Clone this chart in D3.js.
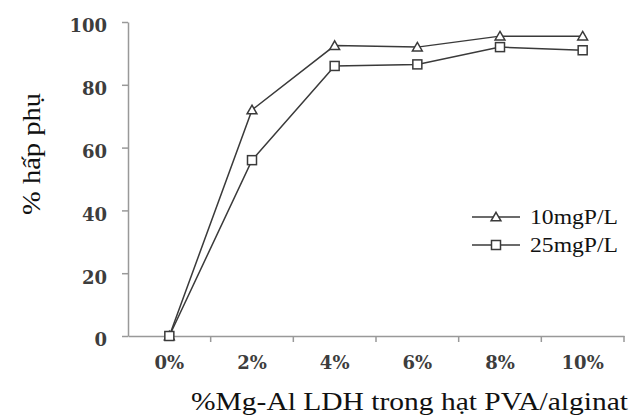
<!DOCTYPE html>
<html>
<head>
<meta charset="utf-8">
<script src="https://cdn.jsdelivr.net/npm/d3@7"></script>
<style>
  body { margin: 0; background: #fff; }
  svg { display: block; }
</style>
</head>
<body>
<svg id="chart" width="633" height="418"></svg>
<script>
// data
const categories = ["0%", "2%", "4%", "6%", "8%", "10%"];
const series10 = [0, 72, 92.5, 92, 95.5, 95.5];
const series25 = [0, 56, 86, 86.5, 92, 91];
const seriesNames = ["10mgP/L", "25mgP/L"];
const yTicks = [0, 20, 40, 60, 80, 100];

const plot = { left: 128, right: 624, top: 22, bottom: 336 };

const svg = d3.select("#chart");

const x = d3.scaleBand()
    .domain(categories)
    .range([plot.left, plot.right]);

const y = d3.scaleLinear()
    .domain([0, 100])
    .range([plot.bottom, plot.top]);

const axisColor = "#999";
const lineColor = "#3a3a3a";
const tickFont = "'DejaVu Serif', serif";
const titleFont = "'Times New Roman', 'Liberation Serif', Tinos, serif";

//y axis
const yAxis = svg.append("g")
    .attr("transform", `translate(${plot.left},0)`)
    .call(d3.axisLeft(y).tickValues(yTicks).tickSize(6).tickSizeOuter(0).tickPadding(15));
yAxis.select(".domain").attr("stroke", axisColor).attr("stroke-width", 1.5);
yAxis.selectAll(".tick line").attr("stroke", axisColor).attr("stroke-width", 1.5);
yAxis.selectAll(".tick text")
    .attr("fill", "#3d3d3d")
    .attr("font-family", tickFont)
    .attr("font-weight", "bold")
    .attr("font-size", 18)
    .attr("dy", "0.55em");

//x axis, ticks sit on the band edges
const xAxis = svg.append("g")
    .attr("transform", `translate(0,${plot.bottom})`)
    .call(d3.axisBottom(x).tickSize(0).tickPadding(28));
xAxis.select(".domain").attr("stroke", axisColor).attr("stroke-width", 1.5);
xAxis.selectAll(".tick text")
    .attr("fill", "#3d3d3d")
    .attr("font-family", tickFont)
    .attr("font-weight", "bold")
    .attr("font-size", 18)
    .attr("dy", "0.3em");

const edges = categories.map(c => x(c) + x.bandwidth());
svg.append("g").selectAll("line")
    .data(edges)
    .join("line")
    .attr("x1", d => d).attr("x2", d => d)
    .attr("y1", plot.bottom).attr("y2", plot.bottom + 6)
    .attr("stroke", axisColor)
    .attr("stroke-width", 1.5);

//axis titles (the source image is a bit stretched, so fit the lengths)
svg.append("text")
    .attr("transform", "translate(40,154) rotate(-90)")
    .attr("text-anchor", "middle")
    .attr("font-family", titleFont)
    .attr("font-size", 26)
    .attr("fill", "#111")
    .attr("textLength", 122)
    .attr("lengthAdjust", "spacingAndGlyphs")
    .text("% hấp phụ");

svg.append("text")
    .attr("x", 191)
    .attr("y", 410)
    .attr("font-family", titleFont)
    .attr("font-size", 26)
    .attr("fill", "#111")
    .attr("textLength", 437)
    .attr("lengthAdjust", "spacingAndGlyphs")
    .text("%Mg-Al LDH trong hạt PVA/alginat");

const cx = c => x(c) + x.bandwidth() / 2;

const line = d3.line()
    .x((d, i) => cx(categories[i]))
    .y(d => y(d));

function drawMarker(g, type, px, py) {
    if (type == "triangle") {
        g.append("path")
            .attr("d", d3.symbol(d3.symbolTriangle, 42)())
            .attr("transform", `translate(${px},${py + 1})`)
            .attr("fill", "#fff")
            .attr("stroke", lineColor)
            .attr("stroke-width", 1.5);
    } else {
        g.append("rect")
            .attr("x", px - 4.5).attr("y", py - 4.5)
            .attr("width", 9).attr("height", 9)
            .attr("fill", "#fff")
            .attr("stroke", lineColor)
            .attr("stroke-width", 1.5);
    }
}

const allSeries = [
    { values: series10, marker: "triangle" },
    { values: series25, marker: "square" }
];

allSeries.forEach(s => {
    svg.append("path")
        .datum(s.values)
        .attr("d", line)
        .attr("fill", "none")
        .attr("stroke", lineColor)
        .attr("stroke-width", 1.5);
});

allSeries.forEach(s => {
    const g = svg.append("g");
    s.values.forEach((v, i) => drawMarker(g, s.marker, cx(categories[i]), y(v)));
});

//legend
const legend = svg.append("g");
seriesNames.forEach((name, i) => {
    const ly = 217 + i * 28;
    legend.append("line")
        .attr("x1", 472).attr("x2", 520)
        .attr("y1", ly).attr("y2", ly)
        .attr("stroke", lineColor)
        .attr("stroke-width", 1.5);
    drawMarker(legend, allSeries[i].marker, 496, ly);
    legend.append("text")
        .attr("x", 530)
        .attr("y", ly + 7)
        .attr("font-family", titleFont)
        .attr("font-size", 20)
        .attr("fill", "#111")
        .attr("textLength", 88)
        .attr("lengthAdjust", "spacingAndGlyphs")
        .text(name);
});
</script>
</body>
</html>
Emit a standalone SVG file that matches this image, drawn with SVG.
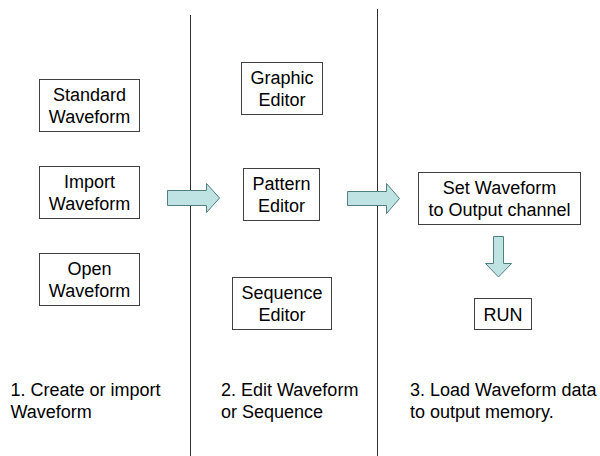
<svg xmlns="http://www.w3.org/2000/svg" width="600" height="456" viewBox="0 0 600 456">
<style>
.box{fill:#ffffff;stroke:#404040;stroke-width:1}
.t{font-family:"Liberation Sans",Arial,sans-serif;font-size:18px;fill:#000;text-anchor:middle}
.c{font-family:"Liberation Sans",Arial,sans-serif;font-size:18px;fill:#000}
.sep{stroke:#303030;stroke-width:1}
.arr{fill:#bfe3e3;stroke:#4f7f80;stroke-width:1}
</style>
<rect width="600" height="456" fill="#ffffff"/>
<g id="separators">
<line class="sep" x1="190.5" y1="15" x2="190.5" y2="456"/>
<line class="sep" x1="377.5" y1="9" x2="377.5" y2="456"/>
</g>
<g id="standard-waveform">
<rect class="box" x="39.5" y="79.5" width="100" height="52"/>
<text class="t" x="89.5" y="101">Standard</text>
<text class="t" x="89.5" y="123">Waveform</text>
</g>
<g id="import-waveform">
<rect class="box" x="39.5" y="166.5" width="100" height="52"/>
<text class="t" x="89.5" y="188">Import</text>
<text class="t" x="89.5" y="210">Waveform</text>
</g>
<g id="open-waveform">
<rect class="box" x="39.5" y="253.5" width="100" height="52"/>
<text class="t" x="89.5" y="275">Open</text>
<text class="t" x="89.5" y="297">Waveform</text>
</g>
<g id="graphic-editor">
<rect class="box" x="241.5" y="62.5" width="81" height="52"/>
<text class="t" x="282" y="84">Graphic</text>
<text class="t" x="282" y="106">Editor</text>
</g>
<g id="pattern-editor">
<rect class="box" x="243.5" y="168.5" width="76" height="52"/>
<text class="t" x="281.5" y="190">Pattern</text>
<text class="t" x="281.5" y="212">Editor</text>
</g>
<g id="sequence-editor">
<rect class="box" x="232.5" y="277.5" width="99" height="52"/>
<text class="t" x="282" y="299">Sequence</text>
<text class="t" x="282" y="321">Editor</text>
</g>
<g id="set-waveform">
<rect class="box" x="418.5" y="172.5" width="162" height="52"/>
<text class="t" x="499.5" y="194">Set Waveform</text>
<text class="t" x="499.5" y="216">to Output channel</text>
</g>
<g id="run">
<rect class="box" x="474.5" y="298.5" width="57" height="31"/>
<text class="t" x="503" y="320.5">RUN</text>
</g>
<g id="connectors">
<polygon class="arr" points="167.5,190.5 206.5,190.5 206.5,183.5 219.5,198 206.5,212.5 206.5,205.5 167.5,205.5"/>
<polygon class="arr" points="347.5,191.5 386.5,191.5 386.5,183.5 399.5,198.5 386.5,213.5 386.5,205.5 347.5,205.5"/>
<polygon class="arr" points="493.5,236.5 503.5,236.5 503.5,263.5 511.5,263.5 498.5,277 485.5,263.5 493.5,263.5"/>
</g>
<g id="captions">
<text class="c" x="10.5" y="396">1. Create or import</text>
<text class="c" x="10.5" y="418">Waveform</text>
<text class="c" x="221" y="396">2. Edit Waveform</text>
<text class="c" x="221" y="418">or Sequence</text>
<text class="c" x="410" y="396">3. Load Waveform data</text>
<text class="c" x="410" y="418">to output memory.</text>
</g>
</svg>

#####

Return the lines exactly as they stand, from the start of the entries through the line holding "New Roman', 'Liberation"; omit the pictures.

Clone this chart in D3.js.
<!DOCTYPE html>
<html>
<head>
<meta charset="utf-8">
<script src="https://cdn.jsdelivr.net/npm/d3@7"></script>
<style>
  body { margin: 0; background: #fff; }
  svg { display: block; }
</style>
</head>
<body>
<svg id="chart" width="633" height="418"></svg>
<script>
// data
const categories = ["0%", "2%", "4%", "6%", "8%", "10%"];
const series10 = [0, 72, 92.5, 92, 95.5, 95.5];
const series25 = [0, 56, 86, 86.5, 92, 91];
const seriesNames = ["10mgP/L", "25mgP/L"];
const yTicks = [0, 20, 40, 60, 80, 100];

const plot = { left: 128, right: 624, top: 22, bottom: 336 };

const svg = d3.select("#chart");

const x = d3.scaleBand()
    .domain(categories)
    .range([plot.left, plot.right]);

const y = d3.scaleLinear()
    .domain([0, 100])
    .range([plot.bottom, plot.top]);

const axisColor = "#999";
const lineColor = "#3a3a3a";
const tickFont = "'DejaVu Serif', serif";
const titleFont = "'Times New Roman', 'Liberation Serif', Tinos, serif";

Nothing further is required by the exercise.